======== Material provided ========

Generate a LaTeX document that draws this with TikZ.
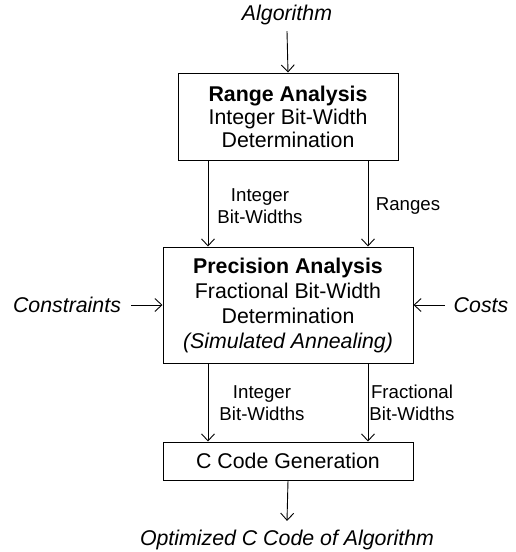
\documentclass[tikz,border=0pt]{standalone}
\usepackage{fontspec}
\setmainfont{Liberation Sans}
\usetikzlibrary{arrows.meta}
\tikzset{
  big/.style={font=\fontsize{21.33}{25}\selectfont, align=center, inner sep=0pt},
  bigit/.style={font=\fontsize{21.33}{25}\selectfont\itshape, align=center, inner sep=0pt},
  small/.style={font=\fontsize{18.67}{22}\selectfont, align=center, inner sep=0pt},
  stagebox/.style={draw, line width=1pt, inner sep=0pt, align=center,
    font=\fontsize{21.33}{25}\selectfont},
  flow/.style={line width=0.9pt, -{Straight Barb[length=7pt,width=13pt]}},
}
\begin{document}
\begin{tikzpicture}[x=1pt,y=-1pt]
  \useasboundingbox (0,0) rectangle (516,552);

  % stages
  \node[stagebox, minimum width=220pt, minimum height=87pt,
        font=\fontsize{21.33}{23}\selectfont] (range) at (288,116.5)
    {\textbf{Range Analysis}\\Integer Bit-Width\\Determination};
  \node[stagebox, minimum width=250pt, minimum height=116pt] (prec) at (288,305)
    {\textbf{Precision Analysis}\\Fractional Bit-Width\\Determination\\\textit{(Simulated Annealing)}};
  \node[stagebox, minimum width=250pt, minimum height=38pt] (ccode) at (288,461)
    {C Code Generation};

  % inputs and outputs
  \node[bigit] (alg) at (287,15) {Algorithm};
  \node[bigit] (cons) at (67,305) {Constraints};
  \node[bigit] (costs) at (481,305) {Costs};
  \node[bigit] (out) at (287,540) {Optimized C Code of Algorithm};

  % edge labels
  \node[small] (l1) at (260,206) {Integer\\Bit-Widths};
  \node[small] (l2) at (408,206) {Ranges};
  \node[small] (l3) at (262,403) {Integer\\Bit-Widths};
  \node[small] (l4) at (412,403) {Fractional\\Bit-Widths};

  % connectors
  \draw[flow] ([yshift=-6pt]alg.south) -- (range.north);
  \draw[flow] ([xshift=-80pt]range.south) -- ([xshift=-80pt]prec.north);
  \draw[flow] ([xshift=80pt]range.south) -- ([xshift=80pt]prec.north);
  \draw[flow] ([xshift=10pt]cons.east) -- (prec.west);
  \draw[flow] ([xshift=-9pt]costs.west) -- (prec.east);
  \draw[flow] ([xshift=-80pt]prec.south) -- ([xshift=-80pt]ccode.north);
  \draw[flow] ([xshift=80pt]prec.south) -- ([xshift=80pt]ccode.north);
  \draw[flow] (ccode.south) -- ([yshift=9pt]out.north);
\end{tikzpicture}
\end{document}
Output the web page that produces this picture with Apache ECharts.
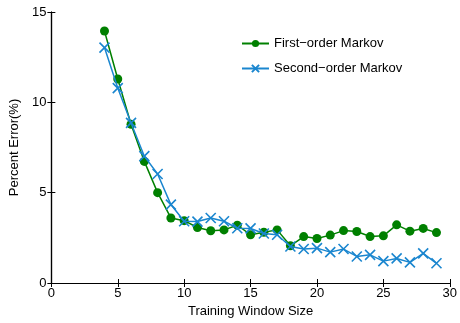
<!DOCTYPE html>
<html><head><meta charset="utf-8">
<script src="https://cdn.jsdelivr.net/npm/echarts@6/dist/echarts.min.js"></script>
<style>html,body{margin:0;padding:0;background:#fff}#c{width:460px;height:323px}</style>
</head><body><div id="c"></div>
<script>
const windowSizes = [4,5,6,7,8,9,10,11,12,13,14,15,16,17,18,19,20,21,22,23,24,25,26,27,28,29];
const firstOrder = [13.95,11.29,8.79,6.73,5.0,3.6,3.45,3.07,2.89,2.94,3.2,2.67,2.81,2.94,2.06,2.57,2.46,2.65,2.9,2.85,2.57,2.61,3.22,2.87,3.02,2.79];
const secondOrder = [13.03,10.79,8.86,7.02,6.03,4.34,3.42,3.4,3.6,3.42,3.03,3.02,2.74,2.67,2.02,1.88,1.93,1.71,1.88,1.47,1.56,1.21,1.36,1.14,1.64,1.09];
const seriesNames = ['First\u2212order Markov','Second\u2212order Markov'];
const green = '#008000', blue = '#1a86cf';
const font = 'Liberation Sans, Arial, Helvetica, sans-serif';
const chart = echarts.init(document.getElementById('c'), null, {renderer:'canvas'});
const axLine = {show:true, lineStyle:{color:'#000', width:1.2}};
const tick = {show:true, inside:true, length:4, lineStyle:{color:'#000'}};
chart.setOption({
  animation:false,
  grid:{left:51, right:9, top:12, bottom:39},
  legend:{
    data:seriesNames, orient:'vertical', left:236, top:32, itemGap:12,
    itemWidth:27, itemHeight:9,
    textStyle:{fontFamily:font, fontSize:13, color:'#000'}
  },
  xAxis:[{
    type:'value', min:0, max:30, interval:5,
    name:'Training Window Size', nameLocation:'middle', nameGap:22,
    nameTextStyle:{fontFamily:font, fontSize:13, color:'#000'},
    axisLine:axLine, axisTick:tick, splitLine:{show:false},
    axisLabel:{fontFamily:font, fontSize:13, color:'#000', margin:4}
  },{
    type:'value', min:0, max:30, interval:5, position:'top',
    axisLine:axLine, axisTick:tick, splitLine:{show:false}, axisLabel:{show:false}
  }],
  yAxis:[{
    type:'value', min:0, max:15, interval:5,
    name:'Percent Error(%)', nameLocation:'middle', nameGap:25,
    nameTextStyle:{fontFamily:font, fontSize:13, color:'#000'},
    axisLine:axLine, axisTick:tick, splitLine:{show:false},
    axisLabel:{fontFamily:font, fontSize:13, color:'#000', margin:5}
  },{
    type:'value', min:0, max:15, interval:5, position:'right',
    axisLine:axLine, axisTick:tick, splitLine:{show:false}, axisLabel:{show:false}
  }],
  series:[{
    name:seriesNames[0], type:'line',
    data:windowSizes.map((x,i)=>[x, firstOrder[i]]),
    symbol:'circle', symbolSize:9,
    itemStyle:{color:green},
    lineStyle:{color:green, width:1.5}, z:2
  },{
    name:seriesNames[1], type:'line',
    data:windowSizes.map((x,i)=>[x, secondOrder[i]]),
    symbol:'path://M0,0L10,10M10,0L0,10', symbolSize:10,
    itemStyle:{color:'none', borderColor:blue, borderWidth:1.6},
    lineStyle:{color:blue, width:1.5}, z:3
  }]
});
</script></body></html>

========

**Exercise description:** Repeat the data in full and exactly. Omit pictures.

**The reply:**
Generate a LaTeX document that draws this with TikZ.
\documentclass[tikz,border=0pt]{standalone}
\usepackage{fontspec}
\setmainfont{Liberation Sans}
\usetikzlibrary{arrows.meta}
\tikzset{
  big/.style={font=\fontsize{21.33}{25}\selectfont, align=center, inner sep=0pt},
  bigit/.style={font=\fontsize{21.33}{25}\selectfont\itshape, align=center, inner sep=0pt},
  small/.style={font=\fontsize{18.67}{22}\selectfont, align=center, inner sep=0pt},
  stagebox/.style={draw, line width=1pt, inner sep=0pt, align=center,
    font=\fontsize{21.33}{25}\selectfont},
  flow/.style={line width=0.9pt, -{Straight Barb[length=7pt,width=13pt]}},
}
\begin{document}
\begin{tikzpicture}[x=1pt,y=-1pt]
  \useasboundingbox (0,0) rectangle (516,552);

  % stages
  \node[stagebox, minimum width=220pt, minimum height=87pt,
        font=\fontsize{21.33}{23}\selectfont] (range) at (288,116.5)
    {\textbf{Range Analysis}\\Integer Bit-Width\\Determination};
  \node[stagebox, minimum width=250pt, minimum height=116pt] (prec) at (288,305)
    {\textbf{Precision Analysis}\\Fractional Bit-Width\\Determination\\\textit{(Simulated Annealing)}};
  \node[stagebox, minimum width=250pt, minimum height=38pt] (ccode) at (288,461)
    {C Code Generation};

  % inputs and outputs
  \node[bigit] (alg) at (287,15) {Algorithm};
  \node[bigit] (cons) at (67,305) {Constraints};
  \node[bigit] (costs) at (481,305) {Costs};
  \node[bigit] (out) at (287,540) {Optimized C Code of Algorithm};

  % edge labels
  \node[small] (l1) at (260,206) {Integer\\Bit-Widths};
  \node[small] (l2) at (408,206) {Ranges};
  \node[small] (l3) at (262,403) {Integer\\Bit-Widths};
  \node[small] (l4) at (412,403) {Fractional\\Bit-Widths};

  % connectors
  \draw[flow] ([yshift=-6pt]alg.south) -- (range.north);
  \draw[flow] ([xshift=-80pt]range.south) -- ([xshift=-80pt]prec.north);
  \draw[flow] ([xshift=80pt]range.south) -- ([xshift=80pt]prec.north);
  \draw[flow] ([xshift=10pt]cons.east) -- (prec.west);
  \draw[flow] ([xshift=-9pt]costs.west) -- (prec.east);
  \draw[flow] ([xshift=-80pt]prec.south) -- ([xshift=-80pt]ccode.north);
  \draw[flow] ([xshift=80pt]prec.south) -- ([xshift=80pt]ccode.north);
  \draw[flow] (ccode.south) -- ([yshift=9pt]out.north);
\end{tikzpicture}
\end{document}
Output the web page that produces this picture with Apache ECharts.
<!DOCTYPE html>
<html><head><meta charset="utf-8">
<script src="https://cdn.jsdelivr.net/npm/echarts@6/dist/echarts.min.js"></script>
<style>html,body{margin:0;padding:0;background:#fff}#c{width:460px;height:323px}</style>
</head><body><div id="c"></div>
<script>
const windowSizes = [4,5,6,7,8,9,10,11,12,13,14,15,16,17,18,19,20,21,22,23,24,25,26,27,28,29];
const firstOrder = [13.95,11.29,8.79,6.73,5.0,3.6,3.45,3.07,2.89,2.94,3.2,2.67,2.81,2.94,2.06,2.57,2.46,2.65,2.9,2.85,2.57,2.61,3.22,2.87,3.02,2.79];
const secondOrder = [13.03,10.79,8.86,7.02,6.03,4.34,3.42,3.4,3.6,3.42,3.03,3.02,2.74,2.67,2.02,1.88,1.93,1.71,1.88,1.47,1.56,1.21,1.36,1.14,1.64,1.09];
const seriesNames = ['First\u2212order Markov','Second\u2212order Markov'];
const green = '#008000', blue = '#1a86cf';
const font = 'Liberation Sans, Arial, Helvetica, sans-serif';
const chart = echarts.init(document.getElementById('c'), null, {renderer:'canvas'});
const axLine = {show:true, lineStyle:{color:'#000', width:1.2}};
const tick = {show:true, inside:true, length:4, lineStyle:{color:'#000'}};
chart.setOption({
  animation:false,
  grid:{left:51, right:9, top:12, bottom:39},
  legend:{
    data:seriesNames, orient:'vertical', left:236, top:32, itemGap:12,
    itemWidth:27, itemHeight:9,
    textStyle:{fontFamily:font, fontSize:13, color:'#000'}
  },
  xAxis:[{
    type:'value', min:0, max:30, interval:5,
    name:'Training Window Size', nameLocation:'middle', nameGap:22,
    nameTextStyle:{fontFamily:font, fontSize:13, color:'#000'},
    axisLine:axLine, axisTick:tick, splitLine:{show:false},
    axisLabel:{fontFamily:font, fontSize:13, color:'#000', margin:4}
  },{
    type:'value', min:0, max:30, interval:5, position:'top',
    axisLine:axLine, axisTick:tick, splitLine:{show:false}, axisLabel:{show:false}
  }],
  yAxis:[{
    type:'value', min:0, max:15, interval:5,
    name:'Percent Error(%)', nameLocation:'middle', nameGap:25,
    nameTextStyle:{fontFamily:font, fontSize:13, color:'#000'},
    axisLine:axLine, axisTick:tick, splitLine:{show:false},
    axisLabel:{fontFamily:font, fontSize:13, color:'#000', margin:5}
  },{
    type:'value', min:0, max:15, interval:5, position:'right',
    axisLine:axLine, axisTick:tick, splitLine:{show:false}, axisLabel:{show:false}
  }],
  series:[{
    name:seriesNames[0], type:'line',
    data:windowSizes.map((x,i)=>[x, firstOrder[i]]),
    symbol:'circle', symbolSize:9,
    itemStyle:{color:green},
    lineStyle:{color:green, width:1.5}, z:2
  },{
    name:seriesNames[1], type:'line',
    data:windowSizes.map((x,i)=>[x, secondOrder[i]]),
    symbol:'path://M0,0L10,10M10,0L0,10', symbolSize:10,
    itemStyle:{color:'none', borderColor:blue, borderWidth:1.6},
    lineStyle:{color:blue, width:1.5}, z:3
  }]
});
</script></body></html>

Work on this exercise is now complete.